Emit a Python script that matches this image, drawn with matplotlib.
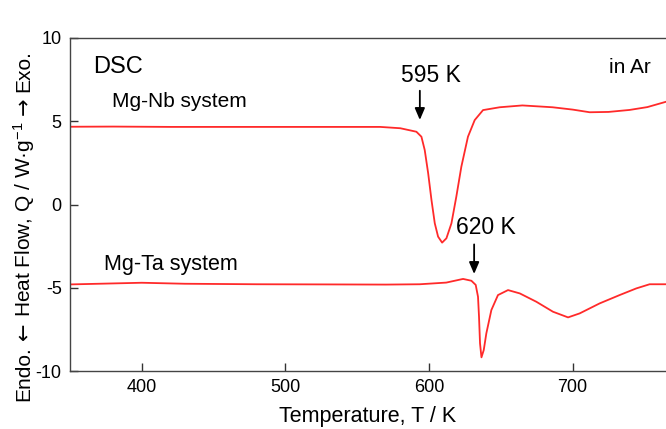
import matplotlib.pyplot as plt

plt.rcParams['font.family'] = ['Liberation Sans', 'DejaVu Sans']
plt.rcParams['mathtext.fontset'] = 'custom'
plt.rcParams['mathtext.rm'] = 'Liberation Sans'
plt.rcParams['mathtext.it'] = 'Liberation Sans'
plt.rcParams['axes.unicode_minus'] = False

# Mg-Nb system DSC curve
nb_temp = [350, 380, 420, 470, 520, 566, 580, 591.2, 594.7, 597, 599.4, 601.7,
           604, 606.3, 609.1, 612.1, 615.6, 619, 622.5, 627.1, 631.8, 637.6,
           649.2, 665, 686, 700, 711.9, 725, 739.7, 752, 765]
nb_flow = [4.67, 4.68, 4.66, 4.66, 4.66, 4.66, 4.58, 4.37, 4.07, 3.27, 1.87, 0.27,
           -1.13, -1.93, -2.29, -2.03, -1.13, 0.47, 2.27, 4.07, 5.07, 5.67,
           5.84, 5.95, 5.84, 5.70, 5.54, 5.56, 5.68, 5.85, 6.17]

# Mg-Ta system DSC curve
ta_temp = [350, 380, 400, 430, 480, 530, 570, 593.6, 612, 623.7, 629.5, 632.5,
           634.1, 634.8, 635.5, 636.5, 638.1, 639.9, 643.4, 648, 655, 663.2,
           674.7, 686.3, 696.8, 704.9, 718.8, 732.7, 744.3, 753.6, 765]
ta_flow = [-4.80, -4.74, -4.70, -4.76, -4.79, -4.80, -4.81, -4.79, -4.69, -4.47, -4.58, -4.83,
           -5.54, -6.74, -8.34, -9.18, -8.74, -7.74, -6.34, -5.44, -5.14, -5.34,
           -5.84, -6.44, -6.78, -6.54, -5.94, -5.44, -5.04, -4.79, -4.79]

# Creating the figure
fig = plt.figure(figsize=(6.66, 4.29), dpi=100)
ax = fig.add_axes([70 / 666, 58 / 429, 596 / 666, 333 / 429])

# Adding data to the axis
ax.plot(nb_temp, nb_flow, color='#ff2a2a', lw=1.3, solid_joinstyle='round')
ax.plot(ta_temp, ta_flow, color='#ff2a2a', lw=1.3, solid_joinstyle='round')

# Customizing the axis
ax.set_xlim(350, 765)
ax.set_ylim(-10, 10)
ax.set_xticks([400, 500, 600, 700])
ax.set_yticks([-10, -5, 0, 5, 10])
ax.tick_params(direction='in', length=6, width=1, labelsize=13, pad=6, color='#333333')
ax.spines['right'].set_visible(False)
for s in ['left', 'top', 'bottom']:
    ax.spines[s].set_color('#444444')
    ax.spines[s].set_linewidth(1.0)
ax.set_xlabel("Temperature, T / K", fontsize=15.5, labelpad=7)

# y label built from pieces so the arrows come out full size
pieces = [("Endo.", 'Liberation Sans', 15),
          ("\u2190", 'DejaVu Sans', 15),
          ("Heat Flow, Q / W\u00b7g$^{-1}$", 'Liberation Sans', 15),
          ("\u2192", 'DejaVu Sans', 15),
          ("Exo.", 'Liberation Sans', 15)]
renderer = fig.canvas.get_renderer()
ypix = 429 - 401
for s, fam, fs in pieces:
    t = fig.text(24 / 666, ypix / 429, s, rotation=90, ha='center', va='bottom',
                 family=fam, fontsize=fs)
    bb = t.get_window_extent(renderer)
    ypix += bb.height + 6

# Annotations
ax.text(366, 8.23, "DSC", fontsize=17, va='center', ha='left')
ax.text(379, 6.17, "Mg-Nb system", fontsize=15, va='center', ha='left')
ax.text(374, -3.6, "Mg-Ta system", fontsize=15.5, va='center', ha='left')
ax.text(725, 8.2, "in Ar", fontsize=15, va='center', ha='left')

ax.annotate("", xy=(593.6, 4.91), xytext=(593.6, 7.0),
            arrowprops=dict(arrowstyle='-|>,head_length=0.7,head_width=0.3', color='black', lw=1.3))
ax.text(601, 7.75, "595 K", fontsize=16.5, va='center', ha='center')

ax.annotate("", xy=(631.4, -4.34), xytext=(631.4, -2.23),
            arrowprops=dict(arrowstyle='-|>,head_length=0.7,head_width=0.3', color='black', lw=1.3))
ax.text(639.5, -1.4, "620 K", fontsize=16.5, va='center', ha='center')

# Saving the chart
plt.savefig("out.png")
plt.close()
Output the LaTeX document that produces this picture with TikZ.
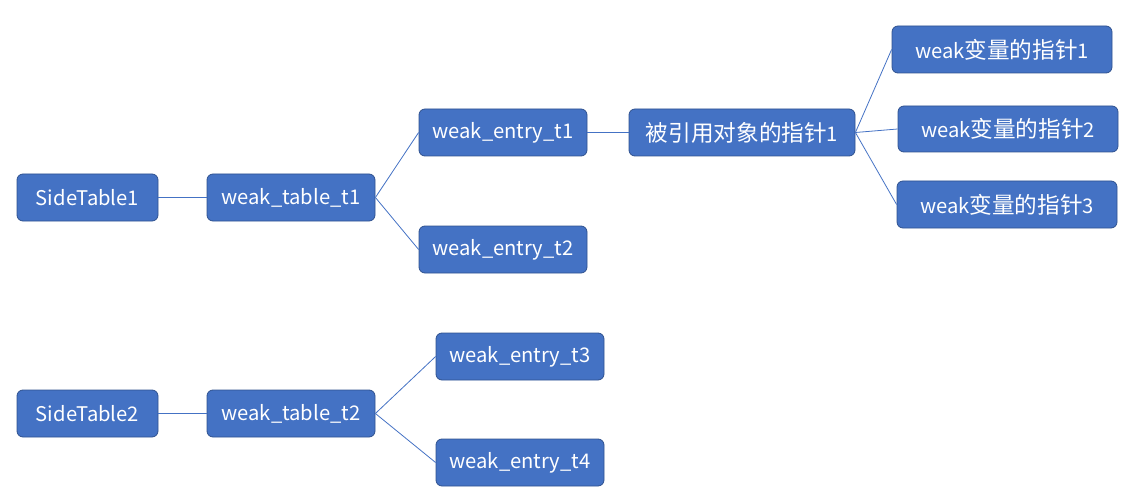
\documentclass[tikz,border=0pt]{standalone}
\usepackage{fontspec}
\setmainfont{Noto Sans CJK SC}
\newfontfamily\cjk[Scale=1.12]{Noto Sans CJK SC}
\definecolor{boxfill}{HTML}{4472C4}
\definecolor{boxline}{HTML}{2F528F}
\definecolor{linkcol}{HTML}{4472C4}
\begin{document}
\begin{tikzpicture}[x=1pt,y=-1pt,
  box/.style={draw=boxline,line width=0.8pt,fill=boxfill,rounded corners=6pt,
    text=white,font=\fontsize{20.2}{23}\selectfont,inner sep=0pt,anchor=center},
  link/.style={draw=linkcol,line width=0.8pt}]
\useasboundingbox (0,0) rectangle (1133,500);
\newcommand{\bx}[6]{\node[box,minimum width=#4,minimum height=#5] (#1) at (#2,#3) {\raisebox{-1.5pt}{#6}};}
\bx{st1}{87.5}{197.5}{141}{47}{SideTable1}
\bx{wt1}{291}{197.5}{168}{47}{weak\_table\_t1}
\bx{we1}{503}{132.5}{168}{47}{weak\_entry\_t1}
\bx{we2}{503}{249.5}{168}{47}{weak\_entry\_t2}
\bx{obj}{742}{132.5}{226}{47}{{\cjk 被引用对象的指针}1}
\bx{wv1}{1002}{49.5}{220}{47}{weak{\cjk 变量的指针}1}
\bx{wv2}{1008}{129}{220}{46}{weak{\cjk 变量的指针}2}
\bx{wv3}{1007}{204.5}{220}{47}{weak{\cjk 变量的指针}3}
\bx{st2}{87.5}{413.5}{141}{47}{SideTable2}
\bx{wt2}{291}{413.5}{168}{47}{weak\_table\_t2}
\bx{we3}{520}{356.5}{168}{47}{weak\_entry\_t3}
\bx{we4}{520}{462.5}{168}{47}{weak\_entry\_t4}
\draw[link] (st1.east) -- (wt1.west);
\draw[link] (wt1.east) -- (we1.west);
\draw[link] (wt1.east) -- (we2.west);
\draw[link] (we1.east) -- (obj.west);
\draw[link] (obj.east) -- (wv1.west);
\draw[link] (obj.east) -- (wv2.west);
\draw[link] (obj.east) -- (wv3.west);
\draw[link] (st2.east) -- (wt2.west);
\draw[link] (wt2.east) -- (we3.west);
\draw[link] (wt2.east) -- (we4.west);
\end{tikzpicture}
\end{document}
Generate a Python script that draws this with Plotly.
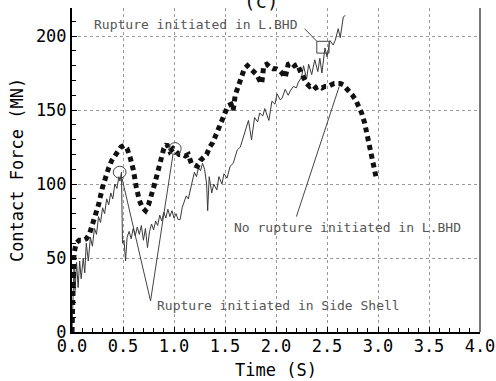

####

In the records above, find the line containing "Output the LaTeX". Reproduce it and every line after it through the last line, omitting pictures.

▸ **Output**
Output the LaTeX document that produces this picture with TikZ.
\documentclass[tikz,border=0pt]{standalone}
\usepackage{fontspec}
\setmainfont{Noto Sans CJK SC}
\newfontfamily\cjk[Scale=1.12]{Noto Sans CJK SC}
\definecolor{boxfill}{HTML}{4472C4}
\definecolor{boxline}{HTML}{2F528F}
\definecolor{linkcol}{HTML}{4472C4}
\begin{document}
\begin{tikzpicture}[x=1pt,y=-1pt,
  box/.style={draw=boxline,line width=0.8pt,fill=boxfill,rounded corners=6pt,
    text=white,font=\fontsize{20.2}{23}\selectfont,inner sep=0pt,anchor=center},
  link/.style={draw=linkcol,line width=0.8pt}]
\useasboundingbox (0,0) rectangle (1133,500);
\newcommand{\bx}[6]{\node[box,minimum width=#4,minimum height=#5] (#1) at (#2,#3) {\raisebox{-1.5pt}{#6}};}
\bx{st1}{87.5}{197.5}{141}{47}{SideTable1}
\bx{wt1}{291}{197.5}{168}{47}{weak\_table\_t1}
\bx{we1}{503}{132.5}{168}{47}{weak\_entry\_t1}
\bx{we2}{503}{249.5}{168}{47}{weak\_entry\_t2}
\bx{obj}{742}{132.5}{226}{47}{{\cjk 被引用对象的指针}1}
\bx{wv1}{1002}{49.5}{220}{47}{weak{\cjk 变量的指针}1}
\bx{wv2}{1008}{129}{220}{46}{weak{\cjk 变量的指针}2}
\bx{wv3}{1007}{204.5}{220}{47}{weak{\cjk 变量的指针}3}
\bx{st2}{87.5}{413.5}{141}{47}{SideTable2}
\bx{wt2}{291}{413.5}{168}{47}{weak\_table\_t2}
\bx{we3}{520}{356.5}{168}{47}{weak\_entry\_t3}
\bx{we4}{520}{462.5}{168}{47}{weak\_entry\_t4}
\draw[link] (st1.east) -- (wt1.west);
\draw[link] (wt1.east) -- (we1.west);
\draw[link] (wt1.east) -- (we2.west);
\draw[link] (we1.east) -- (obj.west);
\draw[link] (obj.east) -- (wv1.west);
\draw[link] (obj.east) -- (wv2.west);
\draw[link] (obj.east) -- (wv3.west);
\draw[link] (st2.east) -- (wt2.west);
\draw[link] (wt2.east) -- (we3.west);
\draw[link] (wt2.east) -- (we4.west);
\end{tikzpicture}
\end{document}
Generate a Python script that draws this with Plotly.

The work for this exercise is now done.